Google Doodle Remembers Birthday of India’s First Female Photo Journalist Homai Vyarawalla

Jeena hai to shaan se jiyo is my mantra. I have no family left, except my cousin’s son in Mumbai. We meet sometimes, whenever I go to Mumbai for some work.” That’s Homai for you.

Dignified, self-made, steady as a rock, taking the rough with the smooth with equal ease. Born in Navsari, Gujarat in 1913, Vyarawalla learned photography from her boyfriend Maneckshaw Vyarawalla. Her training at the Sir J. J School of the Arts, Mumbai influenced her pictorial sense as did the modernist photographs she got to see in second hand issues of LIFE magazine. Her early portraits of everyday urban life and modern young women in Mumbai show these influences, but since Vyarawalla was unknown and a woman, these were initially published in the Illustrated Weekly and Bombay Chronicle under Maneckshaw’s name. Brave, independent and unconventional, Homai Vyarawalla is known to be India’s first female photo journalist.

She captured some of the most memorable and incredible moments of Indian history – from the first flag hoisting ceremony at the Red Fort on 16th August 1947 to the cremation of world renowned dignitaries like Mahatma Gandhi and Jawaharlal Nehru. TBI remembers this amazing lady and her extraordinary contribution to Indian media.

At a time when India was still under the British Rule; when very few Indian women were privileged enough to receive education, let alone employment; a time when India’s struggle for freedom was at its peak and the entire nation was experiencing a political turmoil, Homai Vyarawalla, a young and enthusiastic girl from a poor Parsi family, began her career as a photojournalist. Little had she imagined that her years of hard work would someday become the chronicles of Indian history! In 1942 Vyarawalla moved to Delhi to join the British Information Services.

There she photographed a significant meeting when Congress members voted for the partition of India. Vyarawalla also documented the rituals of Independence, the building of dams and steel plants and the state visits of the most famous names in 20th-century history, including Mohammed Reza Shah Pahlavi, Martin Luther King, Jr., Ho Chi Minh, Marshall Tito and Russian leaders Brezhnev and Khruschev. In 1982, her son shifted to Vadodara and Homai shifted with him.

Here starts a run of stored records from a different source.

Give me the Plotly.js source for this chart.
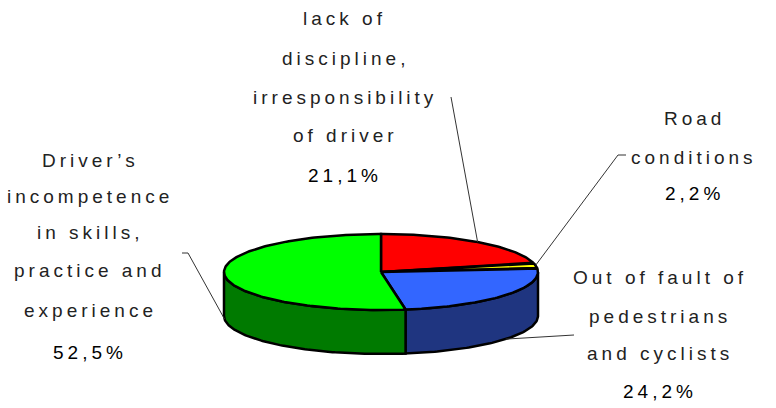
<!DOCTYPE html>
<html>
<head>
<meta charset="utf-8">
<script src="https://cdn.plot.ly/plotly-3.0.1.min.js"></script>
<style>
html,body{margin:0;padding:0;background:#fff;}
#chart .annotation-text{letter-spacing:4px;}
</style>
</head>
<body>
<div id="chart" style="width:776px;height:408px;"></div>
<script>
// ---- data ----
const categories = [
  "lack of discipline, irresponsibility of driver",
  "Road conditions",
  "Out of fault of pedestrians and cyclists",
  "Driver’s incompetence in skills, practice and experience"
];
const values = [21.1, 2.2, 24.2, 52.5];
const labelLines = [
  ["lack of", "discipline,", "irresponsibility", "of driver"],
  ["Road", "conditions"],
  ["Out of fault of", "pedestrians", "and cyclists"],
  ["Driver’s", "incompetence", "in skills,", "practice and", "experience"]
];
const topColors = ["#FF0000", "#FFFF00", "#3366FF", "#00FF00"];
const sideColors = ["#990000", "#999900", "#1F3580", "#007A00"];

// ---- layout parameters (3D-ish pie geometry) ----
const cx = 381, cy = 272, rx = 157, ry = 38, depth = 44;
const labelPos = [
  {x: 345, y: [18, 58, 97, 135, 175]},
  {x: 694, y: [118, 157, 193]},
  {x: 660, y: [277, 316, 353, 391]},
  {x: 90,  y: [160, 196, 232, 270, 310, 352]}
];
const labelElbow = [
  [[451, 97]],
  [[626, 155], [618, 155]],
  [[574, 335]],
  [[182, 253], [188, 253]]
];

function pt(deg, dz) {
  const t = deg * Math.PI / 180;
  return [cx + rx * Math.sin(t), cy - ry * Math.cos(t) + (dz || 0)];
}
function arc(a, b, dz) {
  const pts = [];
  const n = Math.max(2, Math.ceil(Math.abs(b - a)));
  for (let i = 0; i <= n; i++) pts.push(pt(a + (b - a) * i / n, dz));
  return pts;
}

const total = values.reduce((s, v) => s + v, 0);
const starts = [], ends = [];
let cum = 0;
values.forEach(v => { starts.push(cum / total * 360); cum += v; ends.push(cum / total * 360); });

const traces = [];
// sides (front half, 90..270 deg clockwise from top)
values.forEach((v, i) => {
  const a = Math.max(starts[i], 90), b = Math.min(ends[i], 270);
  if (a >= b) return;
  const pts = arc(a, b, 0).concat(arc(b, a, depth));
  pts.push(pts[0]);
  traces.push({
    type: "scatter", mode: "lines", fill: "toself",
    x: pts.map(p => p[0]), y: pts.map(p => p[1]),
    fillcolor: sideColors[i], line: {color: "#000", width: 2.5},
    hoverinfo: "skip", showlegend: false
  });
});
// top faces
values.forEach((v, i) => {
  const pts = [[cx, cy]].concat(arc(starts[i], ends[i], 0));
  pts.push([cx, cy]);
  traces.push({
    type: "scatter", mode: "lines", fill: "toself",
    x: pts.map(p => p[0]), y: pts.map(p => p[1]),
    fillcolor: topColors[i], line: {color: "#000", width: 2.5},
    name: categories[i], text: categories[i] + ": " + v + "%",
    hoverinfo: "text", showlegend: false
  });
});
// leader lines
values.forEach((v, i) => {
  const mid = (starts[i] + ends[i]) / 2;
  const visibleSide = mid > 90 && mid < 270;
  const anchor = pt(mid, visibleSide ? depth : 0);
  const pts = [anchor].concat(labelElbow[i].slice().reverse());
  traces.push({
    type: "scatter", mode: "lines",
    x: pts.map(p => p[0]), y: pts.map(p => p[1]),
    line: {color: "#333", width: 1},
    hoverinfo: "skip", showlegend: false
  });
});

const annotations = [];
labelLines.forEach((lines, i) => {
  const pos = labelPos[i];
  const all = lines.concat([values[i].toFixed(1).replace(".", ",") + "%"]);
  all.forEach((t, j) => {
    const isPct = j === all.length - 1;
    annotations.push({
      x: pos.x, y: pos.y[j], xref: "x", yref: "y",
      text: t, showarrow: false, xanchor: "center", yanchor: "middle",
      font: {
        family: isPct ? "Liberation Sans Narrow, Arial Narrow, sans-serif" : "Liberation Sans Narrow, Arial Narrow, sans-serif",
        size: 19, color: isPct ? "#000" : "#222"
      }
    });
  });
});

const layout = {
  width: 776, height: 408,
  margin: {l: 0, r: 0, t: 0, b: 0},
  paper_bgcolor: "#fff", plot_bgcolor: "#fff",
  xaxis: {range: [0, 776], visible: false, fixedrange: true},
  yaxis: {range: [408, 0], visible: false, fixedrange: true},
  annotations: annotations,
  showlegend: false
};
Plotly.newPlot("chart", traces, layout, {displayModeBar: false, staticPlot: true});
</script>
</body>
</html>
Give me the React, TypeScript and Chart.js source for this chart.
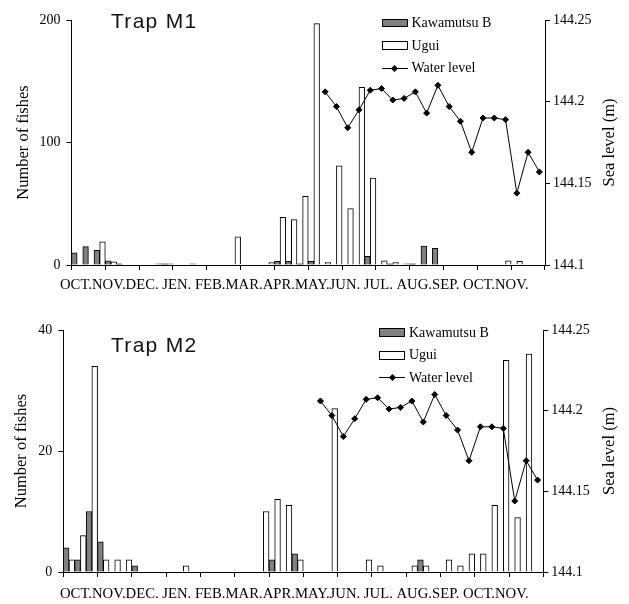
import React, { useEffect, useRef } from "react";
import { Chart, registerables } from "chart.js";

Chart.register(...registerables);

// 10-day periods (early / mid / late) from October to the November of the next year
const categories = [
  "Oct I", "Oct II", "Oct III", "Nov I", "Nov II", "Nov III",
  "Dec I", "Dec II", "Dec III", "Jan I", "Jan II", "Jan III",
  "Feb I", "Feb II", "Feb III", "Mar I", "Mar II", "Mar III",
  "Apr I", "Apr II", "Apr III", "May I", "May II", "May III",
  "Jun I", "Jun II", "Jun III", "Jul I", "Jul II", "Jul III",
  "Aug I", "Aug II", "Aug III", "Sep I", "Sep II", "Sep III",
  "Oct I'", "Oct II'", "Oct III'", "Nov I'", "Nov II'", "Nov III'",
];

const monthLabels = [
  "OCT.", "NOV.", "DEC.", " JEN.", " FEB.", "MAR.", "APR.",
  "MAY.", "JUN.", " JUL.", " AUG.", "SEP.", " OCT.", "NOV.",
];

const kawamutsuM1 = [
  10, 15, 12, 3.5, 1, 0, 0, 0, 1, 0, 0, 0, 0, 0,
  0, 0, 0, 0, 3, 3, 1, 3, 0, 0, 0, 0, 7, 0,
  1, 0, 1, 15.5, 13.6, 0, 0, 0, 0, 0, 0, 0, 0, 0,
];

const uguiM1 = [
  0, 0, 19, 2.5, 0, 0, 0, 1, 1, 0, 1, 0, 0, 0,
  23, 0, 0, 2, 39, 37, 56, 197, 2, 81, 46, 145, 71, 3.5,
  2, 1, 0, 0, 0, 0, 0, 0, 0, 0, 3.5, 3, 0, 0,
];

const kawamutsuM2 = [
  4, 2, 10, 5, 0, 0, 1, 0, 0, 0, 0, 0, 0, 0,
  0, 0, 0, 0, 2, 0, 3, 0, 0, 0, 0, 0, 0, 0,
  0, 0, 0, 2, 0, 0, 0, 0, 0, 0, 0, 0, 0, 0,
];

const uguiM2 = [
  2, 6, 34, 2, 2, 2, 0, 0, 0, 0, 1, 0, 0, 0,
  0, 0, 0, 10, 12, 11, 2, 0, 0, 27, 0, 0, 2, 1,
  0, 0, 1, 1, 0, 2, 1, 3, 3, 11, 35, 9, 36, 0,
];

const waterLevel = [
  null, null, null, null, null, null, null, null, null, null, null,
  null, null, null, null, null, null, null, null, null, null, null,
  144.206, 144.197, 144.184, 144.195, 144.207, 144.208, 144.201, 144.202,
  144.206, 144.193, 144.21, 144.197, 144.188, 144.169, 144.19, 144.19,
  144.189, 144.144, 144.169, 144.157,
];

const fishTicks = { m1: [0, 200, 100], m2: [0, 40, 20] }; // min, max, step
const seaTicks = [144.1, 144.25, 0.05];

const SERIF = '"Liberation Serif", "Times New Roman", serif';
const SANS = '"Liberation Sans", Arial, sans-serif';

type Geo = {
  top: number;
  height: number;
  leftW: number;
  rightW: number;
  padTop: number;
  xAxisH: number;
  labelY: number;
  yTitlePad: number;
};

function makeDecor(labelY: number) {
  return {
    id: "decor",
    afterDraw(chart: any) {
      const ctx = chart.ctx;
      const area = chart.chartArea;
      ctx.save();
      ctx.fillStyle = "#000";
      ctx.font = `14.7px ${SERIF}`;
      ctx.textAlign = "left";
      ctx.textBaseline = "middle";
      ctx.fillText(monthLabels.join(""), 60, labelY);
      ctx.translate(610, (area.top + area.bottom) / 2);
      ctx.rotate(-Math.PI / 2);
      ctx.textAlign = "center";
      ctx.font = `16.5px ${SERIF}`;
      ctx.fillText("Sea level (m)", 0, 0);
      ctx.restore();
    },
  };
}

function TrapChart({
  kawamutsu,
  ugui,
  yTicks,
  geo,
}: {
  kawamutsu: number[];
  ugui: number[];
  yTicks: number[];
  geo: Geo;
}) {
  const ref = useRef<HTMLCanvasElement>(null);
  useEffect(() => {
    const toNull = (a: number[]) => a.map((v) => (v === 0 ? null : v));
    const chart = new Chart(ref.current as HTMLCanvasElement, {
      type: "bar",
      data: {
        labels: categories,
        datasets: [
          {
            type: "line",
            label: "Water level",
            data: waterLevel,
            yAxisID: "y2",
            borderColor: "#000",
            borderWidth: 1,
            pointStyle: "rectRot",
            pointRadius: 3,
            pointBackgroundColor: "#000",
            pointBorderColor: "#000",
            pointBorderWidth: 1,
            tension: 0,
            order: 0,
          } as any,
          {
            label: "Kawamutsu B",
            data: toNull(kawamutsu),
            yAxisID: "y",
            backgroundColor: "#808080",
            borderColor: "#000",
            borderWidth: 1,
            categoryPercentage: 1,
            barPercentage: 1,
            order: 1,
          },
          {
            label: "Ugui",
            data: toNull(ugui),
            yAxisID: "y",
            backgroundColor: "#ffffff",
            borderColor: "#000",
            borderWidth: 1,
            categoryPercentage: 1,
            barPercentage: 1,
            order: 2,
          },
        ],
      },
      options: {
        animation: false,
        responsive: false,
        devicePixelRatio: 1,
        layout: { padding: { top: geo.padTop, left: 0, right: 0, bottom: 0 } },
        plugins: { legend: { display: false }, tooltip: { enabled: false } },
        scales: {
          x: {
            type: "category",
            offset: true,
            grid: {
              offset: true,
              drawOnChartArea: false,
              drawTicks: true,
              tickLength: 5,
              lineWidth: 1,
              color: (c: any) =>
                c.type === "scale" || c.index % 3 === 0 ? "#000" : "rgba(0,0,0,0)",
            },
            border: { display: true, color: "#000", width: 1 },
            ticks: { display: false, autoSkip: false },
            afterFit: (s: any) => {
              s.height = geo.xAxisH;
            },
          },
          y: {
            type: "linear",
            position: "left",
            min: yTicks[0],
            max: yTicks[1],
            ticks: {
              stepSize: yTicks[2],
              color: "#000",
              padding: 6,
              font: { family: SERIF, size: 14 },
            },
            grid: { drawOnChartArea: false, tickLength: 5, color: "#000" },
            border: { display: true, color: "#000", width: 1 },
            title: {
              display: true,
              text: "Number of fishes",
              color: "#000",
              font: { family: SERIF, size: 16.5 },
              padding: { top: geo.yTitlePad, bottom: 0 },
            },
            afterFit: (s: any) => {
              s.width = geo.leftW;
            },
          },
          y2: {
            type: "linear",
            position: "right",
            min: seaTicks[0],
            max: seaTicks[1],
            ticks: {
              stepSize: seaTicks[2],
              color: "#000",
              padding: 3,
              font: { family: SERIF, size: 14 },
              callback: (v: any) => String(Math.round(Number(v) * 100) / 100),
            },
            grid: { drawOnChartArea: false, tickLength: 5, color: "#000" },
            border: { display: true, color: "#000", width: 1 },
            afterFit: (s: any) => {
              s.width = geo.rightW;
            },
          },
        },
      } as any,
      plugins: [makeDecor(geo.labelY)],
    });
    return () => chart.destroy();
  }, []);
  return (
    <canvas
      ref={ref}
      width={629}
      height={geo.height}
      style={{ position: "absolute", left: 0, top: geo.top, display: "block" }}
    />
  );
}

function Legend({ left, top, boxH }: { left: number; top: number; boxH: number }) {
  const rows = [
    { label: "Kawamutsu B", kind: "gray" },
    { label: "Ugui", kind: "white" },
    { label: "Water level", kind: "line" },
  ];
  return (
    <>
      {rows.map((r, i) => {
        const cy = top + i * 22.5;
        return (
          <React.Fragment key={r.label}>
            {r.kind !== "line" ? (
              <div
                style={{
                  position: "absolute",
                  left,
                  top: cy - boxH / 2,
                  width: 26,
                  height: boxH,
                  boxSizing: "border-box",
                  border: "1px solid #000",
                  background: r.kind === "gray" ? "#808080" : "#fff",
                }}
              />
            ) : (
              <>
                <div
                  style={{
                    position: "absolute",
                    left,
                    top: cy - 0.5,
                    width: 26,
                    height: 1,
                    background: "#000",
                  }}
                />
                <div
                  style={{
                    position: "absolute",
                    left: left + 13 - 2.5,
                    top: cy - 2.5,
                    width: 5,
                    height: 5,
                    background: "#000",
                    transform: "rotate(45deg)",
                  }}
                />
              </>
            )}
            <div
              style={{
                position: "absolute",
                left: left + 30,
                top: cy - 8,
                height: 16,
                lineHeight: "16px",
                font: `14px ${SERIF}`,
                color: "#000",
                whiteSpace: "nowrap",
              }}
            >
              {r.label}
            </div>
          </React.Fragment>
        );
      })}
    </>
  );
}

function TrapLabel({ text, left, top }: { text: string; left: number; top: number }) {
  return (
    <div
      style={{
        position: "absolute",
        left,
        top,
        font: `21px ${SANS}`,
        lineHeight: "21px",
        letterSpacing: "1.3px",
        color: "#111",
        whiteSpace: "nowrap",
      }}
    >
      {text}
    </div>
  );
}

const geoM1: Geo = {
  top: 0,
  height: 300,
  leftW: 71.5,
  rightW: 84,
  padTop: 20,
  xAxisH: 35,
  labelY: 285.3,
  yTitlePad: 13.4,
};

const geoM2: Geo = {
  top: 300,
  height: 304,
  leftW: 63.3,
  rightW: 85.7,
  padTop: 30,
  xAxisH: 32,
  labelY: 294,
  yTitlePad: 12,
};

export default function App() {
  return (
    <div
      style={{
        position: "absolute",
        left: 0,
        top: 0,
        width: 629,
        height: 604,
        background: "#fff",
        overflow: "hidden",
      }}
    >
      <TrapChart kawamutsu={kawamutsuM1} ugui={uguiM1} yTicks={fishTicks.m1} geo={geoM1} />
      <TrapChart kawamutsu={kawamutsuM2} ugui={uguiM2} yTicks={fishTicks.m2} geo={geoM2} />
      <TrapLabel text="Trap M1" left={111} top={10} />
      <TrapLabel text="Trap M2" left={111} top={334} />
      <Legend left={381.5} top={23} boxH={8.5} />
      <Legend left={379} top={332.7} boxH={9} />
    </div>
  );
}
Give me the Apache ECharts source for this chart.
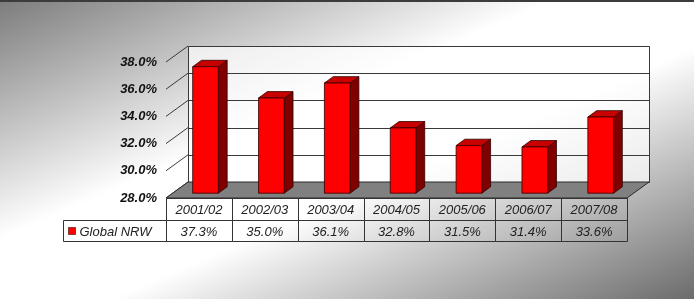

Tragically, within a few years, her son was diagnosed with cancer and he passed away in 1989. Homai then bought her present house where she has been living ever since. “I have one or two friends in this neighbourhood and I know a few persons in the Parsi community here. My life is very isolated, but I like it this way. I am quite used to doing my work myself and I am not dependent on any one and do not want to be a burden on anybody.